Originally Web posted Friday, 3 December 2010.
Content last modified Saturday, 9 January 2021 .

Doug McNutt’s MOSFET Modification for the Breville 800ESXL Espresso Machine

Doug’s Findings and Analysis

Everything on this page below this paragraph and above the footer are Doug McNutt’s own eloquent words, other than a few comments of mine [in brackets like this].


Your posting on the Breville 800ESXL coffee maker is excellent. Without it I probably would have told the owner, my brother in law, to forget about repairing the thing.

Using your take-apart instructions I quickly established that the problem with this one was a failed SCR and nothing more.

With the pump disconnected I experimented with a 1 ohm shunt and an oscilloscope to understand how the internal diode is hooked up. I was a bit surprised to find triangular current waveform repeating on each positive period of the AC power:

I also looked at the output from pin 8 of the 14 pin DIP. That looks like TTL and it wasn't going all the way to zero in the off state. And the design drive to the SCR is nothing more than a DC level applied to the gate. I expected to see pulses applied synchronously with the AC line. The microprocessor seems to be more of a gate array than a clock-driven stored command computer. I really worry about phase shifted and harmonic currents in the pump coupled with a still slightly positive gate voltage. Is there some way the SCR can be denied its turn-off conditions? Every SCR circuit I have previously seen uses either phase-shifted AC with a diac or pulse transformers to drive the gate. Are SCR's even tested for DC gate drive?
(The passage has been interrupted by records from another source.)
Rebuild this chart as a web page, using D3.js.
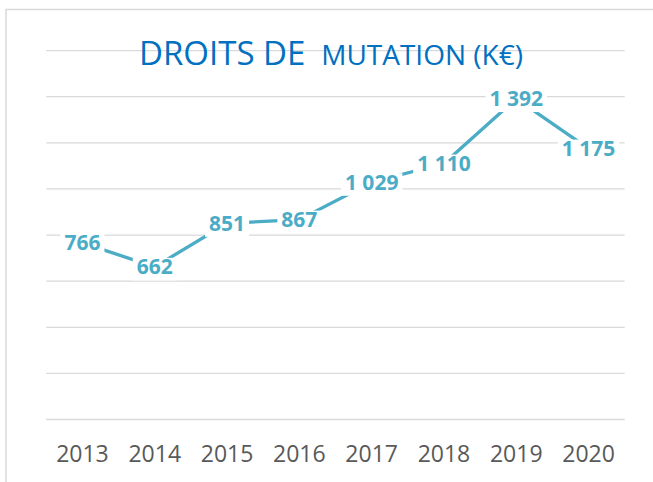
<!DOCTYPE html>
<html>
<head>
<meta charset="utf-8">
<script src="https://cdn.jsdelivr.net/npm/d3@7"></script>
<style>
  html, body { margin: 0; padding: 0; background: #fff; }
  svg { display: block; }
</style>
</head>
<body>
<svg id="chart" width="653" height="482"></svg>
<script>
const years = ["2013", "2014", "2015", "2016", "2017", "2018", "2019", "2020"];
const values = [766, 662, 851, 867, 1029, 1110, 1392, 1175];
const yTicks = [0, 200, 400, 600, 800, 1000, 1200, 1400, 1600];
const titleMain = "DROITS DE";
const titleSmall = "MUTATION (K€)";

(function () {
const svg = d3.select("#chart");
const W = 653, H = 482;
const mLeft = 46.3, mRight = 624.7, mTop = 50.6, mBottom = 419.5;

const x = d3.scaleBand().domain(years).range([mLeft, mRight]).padding(0);
const y = d3.scaleLinear().domain([0, 1600]).range([mBottom, mTop]);
const cx = d => x(d) + x.bandwidth() / 2;

// outer border
svg.append("path")
  .attr("d", `M6,${H + 2} L6,9.5 L${W + 2},9.5`)
  .attr("fill", "none")
  .attr("stroke", "#d9d9d9")
  .attr("stroke-width", 1.5);

// gridlines
svg.append("g")
  .selectAll("line")
  .data(yTicks)
  .join("line")
  .attr("x1", mLeft).attr("x2", mRight)
  .attr("y1", d => y(d)).attr("y2", d => y(d))
  .attr("stroke", "#d9d9d9")
  .attr("stroke-width", 1.3);

// x axis labels
const xAxis = d3.axisBottom(x).tickSize(0).tickPadding(0);
const gx = svg.append("g").attr("transform", `translate(0,${mBottom})`).call(xAxis);
gx.select(".domain").remove();
gx.selectAll("text")
  .attr("y", 42.5)
  .attr("dy", null)
  .attr("font-family", "'Open Sans', sans-serif")
  .attr("font-size", 23)
  .attr("fill", "#595959");

// line
const line = d3.line().x((d, i) => cx(years[i])).y(d => y(d));
svg.append("path")
  .datum(values)
  .attr("d", line)
  .attr("fill", "none")
  .attr("stroke", "#4bacc6")
  .attr("stroke-width", 3.3);

// data labels
const fmt = v => d3.format(",")(v).replace(/,/g, " ");
const fs = 21;
const capH = fs * 0.714;
const lg = svg.append("g");
values.forEach((v, i) => {
  const px = cx(years[i]), py = y(v);
  const baseline = py + capH / 2;
  const t = lg.append("text")
    .attr("x", px).attr("y", baseline)
    .attr("text-anchor", "middle")
    .attr("font-family", "'Open Sans', sans-serif")
    .attr("font-weight", "bold")
    .attr("font-size", fs)
    .attr("fill", "#4bacc6")
    .text(fmt(v));
  const bb = t.node().getBBox();
  lg.insert("rect", function () { return t.node(); })
    .attr("x", bb.x - 4)
    .attr("y", baseline - capH - 1.5)
    .attr("width", bb.width + 8)
    .attr("height", capH + 7.5)
    .attr("fill", "#fff");
});

// title
const title = svg.append("text")
  .attr("x", 331).attr("y", 64.5)
  .attr("text-anchor", "middle")
  .attr("font-family", "'Open Sans', sans-serif")
  .attr("fill", "#0070c0");
title.append("tspan").attr("font-size", 33).text(titleMain + "\u00a0");
title.append("tspan").attr("font-size", 28).text("\u00a0" + titleSmall);
})();
</script>
</body>
</html>
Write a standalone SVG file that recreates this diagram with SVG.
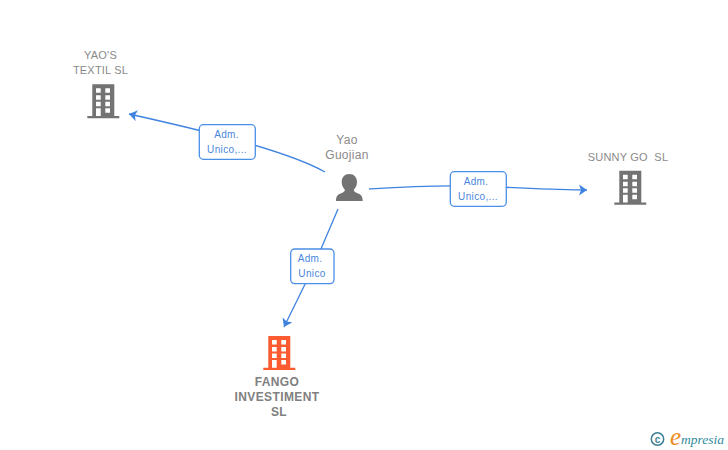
<svg xmlns="http://www.w3.org/2000/svg" width="728" height="450" viewBox="0 0 728 450">
<style>
.lbl{font-family:"Liberation Sans",Arial,sans-serif;font-size:11px;fill:#8a8a8a;text-anchor:middle;letter-spacing:.2px;white-space:pre}
.name{font-size:12px;letter-spacing:.3px}
.bold{font-weight:bold;font-size:12px;letter-spacing:.4px;fill:#808080}
.edge{font-family:"Liberation Sans",Arial,sans-serif;font-size:10px;fill:#4a86de;text-anchor:middle;letter-spacing:.35px}
.conn{fill:none;stroke:#3f83e0;stroke-width:1.3}
.box{fill:#fff;stroke:#4a8fe7;stroke-width:1.3}
.gray{fill:#737373}
.red{fill:#fc5a30}
</style>
<defs>
<marker id="arr" markerUnits="userSpaceOnUse" markerWidth="12" markerHeight="12" refX="8" refY="5.5" orient="auto">
<path d="M0,0L8,5.5L0,11L2,5.5Z" fill="#3f83e0"/>
</marker>
<path id="bld" fill-rule="evenodd" d="M5,0H27V31.8H32V34H0V31.8H5ZM8.7,4V8.5H13.4V4ZM18,4V8.5H22.7V4ZM8.7,11V15.5H13.4V11ZM18,11V15.5H22.7V11ZM8.7,17.5V22H13.4V17.5ZM18,17.5V22H22.7V17.5ZM8.7,24V31.8H13.4V24ZM18,24V28.5H22.7V24Z"/>
</defs>
<g id="connectors">
<path class="conn" marker-end="url(#arr)" d="M325,172C300,158 265,148 240,141C200,130 165,122 129,114"/>
<path class="conn" marker-end="url(#arr)" d="M369,189C400,187 430,185 470,186C510,187 550,190 587,190"/>
<path class="conn" marker-end="url(#arr)" d="M338,209L312,270L284,327"/>
<rect class="box" x="199.3" y="124.7" width="56" height="34.6" rx="4"/>
<text class="edge" x="226.5" y="138">Adm.</text>
<text class="edge" x="227" y="153">Unico,...</text>
<rect class="box" x="450.3" y="171.7" width="56" height="34.6" rx="4"/>
<text class="edge" x="476" y="185">Adm.</text>
<text class="edge" x="478" y="200">Unico,...</text>
<rect class="box" x="290.7" y="249" width="43.3" height="34.6" rx="4"/>
<text class="edge" x="310" y="262">Adm.</text>
<text class="edge" x="312" y="277">Unico</text>
</g>
<g id="yaos">
<text class="lbl" x="100.5" y="59">YAO'S</text>
<text class="lbl" x="100.5" y="74">TEXTIL SL</text>
<use href="#bld" class="gray" x="87.3" y="84.3"/>
</g>
<g id="sunny">
<text class="lbl" x="628" y="161" xml:space="preserve">SUNNY GO  SL</text>
<use href="#bld" class="gray" x="614.3" y="170.7"/>
</g>
<g id="fango">
<use href="#bld" class="red" x="263.3" y="336"/>
<text class="lbl bold" x="277" y="386">FANGO</text>
<text class="lbl bold" x="277" y="401">INVESTIMENT</text>
<text class="lbl bold" x="279" y="416">SL</text>
</g>
<g id="yao">
<text class="lbl name" x="347" y="144">Yao</text>
<text class="lbl name" x="347" y="159">Guojian</text>
<path class="gray" d="M349.3,174C354,174 357,177.5 357,182C357,185.5 355.5,188 353.8,189.8C353.8,191.5 355,192.3 357.5,193.2C361,194.5 362.7,196 362.7,201H336C336,196 337.7,194.5 341.2,193.2C343.7,192.3 344.9,191.5 344.9,189.8C343.2,188 341.7,185.5 341.7,182C341.7,177.5 344.7,174 349.3,174Z"/>
</g>
<g id="logo">
<circle cx="657.5" cy="439" r="6.2" fill="none" stroke="#3f7f95" stroke-width="1.5"/>
<text x="657.5" y="442.5" font-family="Liberation Sans,sans-serif" font-size="10" font-weight="bold" fill="#3f7f95" text-anchor="middle">c</text>
<text x="670" y="445" font-family="Liberation Serif,serif" font-style="italic" font-size="25" fill="#f08a1d">e</text>
<text x="681" y="444" font-family="Liberation Serif,serif" font-style="italic" font-size="13.5" fill="#2f8a9c">mpresia</text>
</g>
</svg>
[Yes. At least i’ve seen such on some spec. sheets (e.g. for the Teccor Sensitive SCRs, Thyristor Product Catalog section E5, page E5-4) Igt and Vgt are specified as D.C. values. But i’m far from a thyristor expert!]

It's hard to tell if the pump has a free wheeling diode directly across the coil. It ought to. Interruption of pump current could generate pretty big voltage spikes at the anode of the SCR. But the SCR would already be conducting and it shouldn't be a source of failure.

MOSFET Modification

With all of that in mind I looked in my collection of SCR's and found nothing suitable because of the low drive current available. What I did find is a whole bunch of N channel MOSFETS from the likes of old CRT monitors and switching power supplies. The circuitry has 27 volts available and it's a simple matter to amplify the signal from pin 8 so that it can turn on a MOSFET. That doesn't have any timing problems associated with turning off an SCR. It makes wonder why the original designer used an SCR in the first place.

[Parts count. I can nearly guarantee it: 2 resistors + 1 SCR for the factory version vs. 4 resistors + 2 bipolar junction transistors + 1 MOSFET transistor for the MOSFET modification. And/or the designer’s lack of familiarity with the vagaries of SCRs.]

I set up a circuit and had some fun testing it. No water on the test bench and my isolation transformer wasn't big enough to turn the heater on. Grounding the hot side of the power plug to the oscilloscope takes some guts but it's the only way to measure voltages on the circuit board. Why did they label the L and C wires that way?

[No idea. Pico Electronics Ltd., the company that originally designed the X10 powerline remote control family of devices, did the same thing. Anyone know why?]

The solution:

  1. Remove power to the heater by disconnecting the power at the R terminal on the circuit board.
  2. Fake out the test for "I'm hot" by disconnecting the H terminal. Leave the T/R heater terminal connected.
  3. Don't worry about connecting the pair of leads from the microswitch on the right side of the rotary valve/switch.
  4. Apply line power with the rotary valve centered.
  5. Poke the power button.
  6. Select "hot water" with the button for it on the right side.
  7. Rotate the valve to the left. The pump should start.

Actually the pump runs for a few seconds when the power button is initially pressed. The lady tells me that the Gaggia we use here does something like that too. Perhaps it's to be sure there's some water in the tank.

[I think it’s to prime the pump, especially since there’s no water sensing as far as i can tell, at least on the 800ESXL.]

MOSFET modification schematic pictorial layout of printed circuit board

“Hard” Power Switch Modification

On the left side there is a ground screw that occupies a place for a power switch that would fit, facing down, on the operator side of the left tube that holds the top in place after re-assembly. I found a 10 amp toggle switch and drilled out a 15/32 hole for it using the ground screw hole as a starting point. It was easy to find another screw for the ground and I extended the power wire a bit to hook up the switch on the hot side of the power wire.